Reflecting on a ‘cultural shift’ on Labor Day

In an 1861 address to Congress, Abraham Lincoln said, “Labor is prior to and independent of capital. Capital is only the fruit of labor, and could never have existed if labor had not first existed. Labor is the superior of capital, and deserves much the higher consideration.”*

One assumes, if President Obama said the same thing, Republicans would immediately brand him a socialist. Hell, they’ve already branded him a socialist for adopting policies moderate Republicans found reasonable in the 1990s.

Similarly, Pope John Paul II offered a powerful argument in support of worker protections in 1981, not only agreeing with Lincoln’s approach that prioritizes “labor over capital,” but also writing that unions “grew up from the struggle of the workers … to protect their just rights vis-a-vis the entrepreneurs and the owners of the means of production,” or to insist that “the experience of history teaches that organizations of this type are an indispensable element of social life.”
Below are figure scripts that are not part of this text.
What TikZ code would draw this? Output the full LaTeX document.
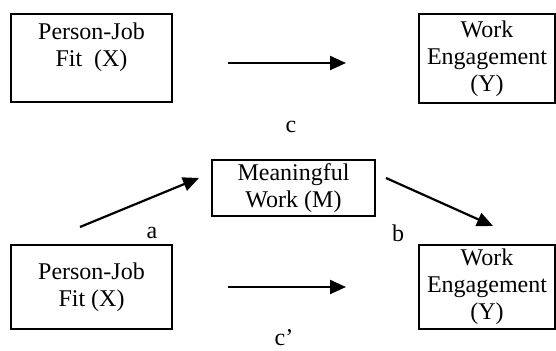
\documentclass[tikz,border=0pt]{standalone}
\usepackage{fontspec}
\setmainfont{Liberation Serif}
\usetikzlibrary{arrows.meta}
\usetikzlibrary{positioning}

\tikzset{
  varbox/.style={draw=black, line width=0.9pt, inner sep=0pt, align=center,
                 font=\fontsize{12}{13.5}\selectfont},
  effect/.style={-{Triangle[length=8pt,width=7pt]}, line width=1.1pt},
  coef/.style={inner sep=0pt, font=\fontsize{12}{13.5}\selectfont}
}

\begin{document}
\begin{tikzpicture}[x=0.5pt,y=-0.5pt]
    \useasboundingbox (0,0) rectangle (556,351);

    %%% Total effect %%%
    \node[varbox, minimum width=80.5pt, minimum height=44pt] (fitA) at (91.5,58) {Person-Job\\Fit\ \ (X)\\~};
    \node[varbox, minimum width=68pt, minimum height=44.5pt] (engA) at (487,58.5) {Work\\Engagement\\(Y)};
    \coordinate (cS) at (228,63);
    \coordinate (cE) at (346,63);
    \draw[effect] (cS) -- (cE);
    \node[coef] (cLab) at (291,127) {c};

    %%% Mediated effect %%%
    \node[varbox, minimum width=81.5pt, minimum height=28pt] (mean) at (293.5,188) {Meaningful\\Work (M)};
    \node[varbox, minimum width=80.5pt, minimum height=42pt] (fitB) at (91.5,287) {Person-Job\\Fit (X)};
    \node[varbox, minimum width=68pt, minimum height=42pt] (engB) at (487,287) {Work\\Engagement\\(Y)};
    % a path
    \coordinate (aS) at (80,227);
    \coordinate (aE) at (199,178);
    \draw[effect] (aS) -- (aE);
    \node[coef] (aLab) at (152,233) {a};
    % b path
    \coordinate (bS) at (386,178);
    \coordinate (bE) at (493,226);
    \draw[effect] (bS) -- (bE);
    \node[coef] (bLab) at (398,233) {b};
    % direct path
    \coordinate (dS) at (228,287);
    \coordinate (dE) at (346,287);
    \draw[effect] (dS) -- (dE);
    \node[coef] (dLab) at (284,338) {c'};
\end{tikzpicture}
\end{document}
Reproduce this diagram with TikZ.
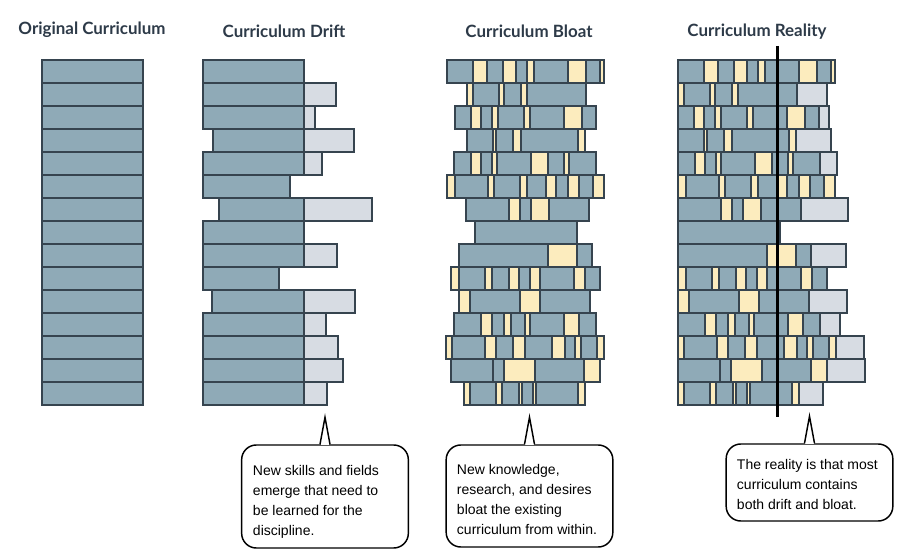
\documentclass[tikz,border=0pt]{standalone}
\usepackage{fontspec}
\setmainfont{Liberation Sans}
\newfontfamily\titlefont{Lato}
\usepackage{xcolor}
\usetikzlibrary{positioning,calc}

\definecolor{blu}{HTML}{8FAAB7}
\definecolor{yel}{HTML}{FCECBE}
\definecolor{gry}{HTML}{D7DCE3}
\definecolor{brickline}{HTML}{36444F}
\definecolor{headcol}{HTML}{2D3A48}

\begin{document}
\begin{tikzpicture}[
    x=0.75pt, y=-0.75pt,
    brick/.style={draw=brickline, line width=1.2pt},
    heading/.style={font=\titlefont\bfseries\fontsize{12.7}{15}\selectfont, text=headcol, inner sep=0pt, anchor=base},
    bubble/.style={draw, line width=1.1pt, rounded corners=11pt, fill=white, minimum width=125pt},
    note/.style={font=\fontsize{10.5}{15}\selectfont, align=left, anchor=base west, inner sep=0pt},
    spike/.style={line width=1.1pt, line join=miter}
]
\useasboundingbox (0,0) rectangle (922,552);

% Headings
\node[heading] (orig) at (92,35) {Original Curriculum};
\node[heading] (drift) at (284,37.5) {Curriculum Drift};
\node[heading] (bloat) at (529,38) {Curriculum Bloat};
\node[heading] (reality) at (757,37) {Curriculum Reality};

% Original curriculum
\foreach \row in {0,...,14}
    \draw[brick, fill=blu] (42,60+23*\row) rectangle (143,83+23*\row);

% Drift: blue block, new material on the right
\foreach \row/\xa/\xb/\xc in {0/203/304/304, 1/203/304/336, 2/203/304/315, 3/213/304/354,
    4/203/304/322, 5/203/290/290, 6/219/304/372, 7/203/304/304, 8/203/304/337, 9/203/279/279,
    10/212/304/355, 11/203/304/326, 12/203/304/338, 13/203/304/343, 14/203/304/327}
{
    \draw[brick, fill=gry] (\xa,60+23*\row) rectangle (\xc,83+23*\row);
    \draw[brick, fill=blu] (\xa,60+23*\row) rectangle (\xb,83+23*\row);
}

% Bloat and reality (same rows, reality left aligned plus drift)
\foreach \row/\start/\rend/\segs in {
    0/447/835/{blu/473,yel/487,blu/503,yel/516,blu/527,yel/534,blu/568,yel/586,blu/600,yel/604},
    1/467/827/{yel/473,blu/499,yel/504,blu/521,yel/527,blu/586},
    2/455/829/{blu/471,yel/481,blu/492,yel/498,blu/524,yel/530,blu/564,yel/582,blu/596},
    3/467/831/{blu/493,yel/496,blu/513,yel/521,blu/578,yel/585},
    4/454/837/{blu/471,yel/481,blu/492,yel/497,blu/531,yel/548,blu/564,yel/569,blu/596},
    5/447/835/{yel/455,blu/488,yel/494,blu/520,yel/527,blu/546,yel/556,blu/568,yel/579,blu/593,yel/604},
    6/466/848/{blu/509,yel/520,blu/531,yel/549,blu/589},
    7/475/779/{blu/577},
    8/459/846/{blu/548,yel/577,blu/592},
    9/451/827/{yel/459,blu/485,yel/492,blu/509,yel/519,blu/530,yel/540,blu/574,yel/585,blu/600},
    10/459/847/{yel/470,blu/520,yel/540,blu/590},
    11/454/840/{blu/481,yel/492,blu/504,yel/511,blu/525,yel/530,blu/564,yel/579,blu/596},
    12/446/864/{yel/452,blu/485,yel/496,blu/513,yel/525,blu/552,yel/565,blu/575,yel/581,blu/597,yel/604},
    13/451/865/{blu/493,blu/504,yel/535,blu/584,yel/600},
    14/464/823/{yel/470,blu/496,yel/502,blu/519,yel/522,blu/533,yel/536,blu/578,yel/585}}
{
    \foreach \col/\xe [remember=\xe as \xp (initially \start)] in \segs
        \draw[brick, fill=\col] (\xp,60+23*\row) rectangle (\xe,83+23*\row);
    \draw[brick, fill=gry] (678,60+23*\row) rectangle (\rend,83+23*\row);
    \begin{scope}[shift={(678-\start,0)}]
        \foreach \col/\xe [remember=\xe as \xp (initially \start)] in \segs
            \draw[brick, fill=\col] (\xp,60+23*\row) rectangle (\xe,83+23*\row);
    \end{scope}
}

% Cut line
\draw[line width=2.6pt] (777.5,46) -- (777.5,417);

% Callouts
\node[bubble, minimum height=77.25pt] (note1) at (325,496.5) {};
\node[bubble, minimum height=76.5pt] (note2) at (529.5,496) {};
\node[bubble, minimum height=57.75pt] (note3) at (809.5,482.5) {};

\foreach \n in {note1,note2,note3}
{
    \fill[white] ($(\n.north)+(-4.2,1.2)$) rectangle ($(\n.north)+(4.2,-1.2)$);
    \draw[spike] ($(\n.north)+(-5,0)$) -- ($(\n.north)+(0,-27)$) -- ($(\n.north)+(5,0)$);
}

% texts (base is the last line)
\node[note] (note1txt) at (252.7,536) {New skills and fields\\emerge that need to\\be learned for the\\discipline.};
\node[note] (note2txt) at (456.7,534) {New knowledge,\\research, and desires\\bloat the existing\\curriculum from within.};
\node[note] (note3txt) at (736.7,509.5) {The reality is that most\\curriculum contains\\both drift and bloat.};

\end{tikzpicture}
\end{document}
As E.J. Dionne Jr. explains this Labor Day, an “enormous cultural shift” makes the quotes from Lincoln and John Paul seem needlessly out of place in the contemporary landscape.

In scores of different ways, we paint investors as the heroes and workers as the sideshow. We tax the fruits of labor more vigorously than we tax the gains from capital — resistance to continuing the payroll tax cut is a case in point — and we hide workers away while lavishing attention on those who make their livings by moving money around.

Consider that what the media call economics reporting is largely finance reporting. Once upon a time, a lively band of labor reporters covered the world of work and unions. If you stipulate that the decline of unions makes the old labor beat a bit less compelling, there are still tens of millions of workers who do their jobs every day. But when the labor beat withered, it was rarely replaced by a work beat. Workers have vanished.

But we are now inundated with news (and “news”) about the world of capital. CNBC and the other financial media are for investors what ESPN is for sports junkies. We cheer the markets, learn the obscure language of hedge fund managers and get to know some of the big investors in off-field interviews. Workers are regarded as factors of production. At best, they’re consumers; at worst, they’re “labor costs” cutting into profits and the sacred stock price. […]

With the worker disappearing from our media and our consciousness, isn’t it only a matter of time before Labor Day falls off the calendar? As long as it’s there, it should shame us about our cool indifference to the heroism of those who go to work every day.

Hostility towards workers isn’t new, especially from the right, but given the recent shift in the political winds, it’s getting more intense. When congressional Republicans talk about eliminating “regulations” as a central facet of their economic policy, they’re often talking about scrapping safeguards intended to protect workers. When Republican governors target collective bargaining rights, they’re not even being subtle about attacking unions, usually school teachers. When there are disputes over trade agreements, GOP officials generally refuse to even consider measures with Democratic provisions providing federal assistance to displaced workers.

And if there’s a Republican White House in 2013, responsible for enforcing existing labor protections, we can expect conditions to deteriorate further.

Enjoy Labor Day, my friends, while it lasts.

* Update: I’d originally written that Lincoln’s quote was from his Inaugural Address, rather than what was effectively his first State of the Union. The above text has been corrected.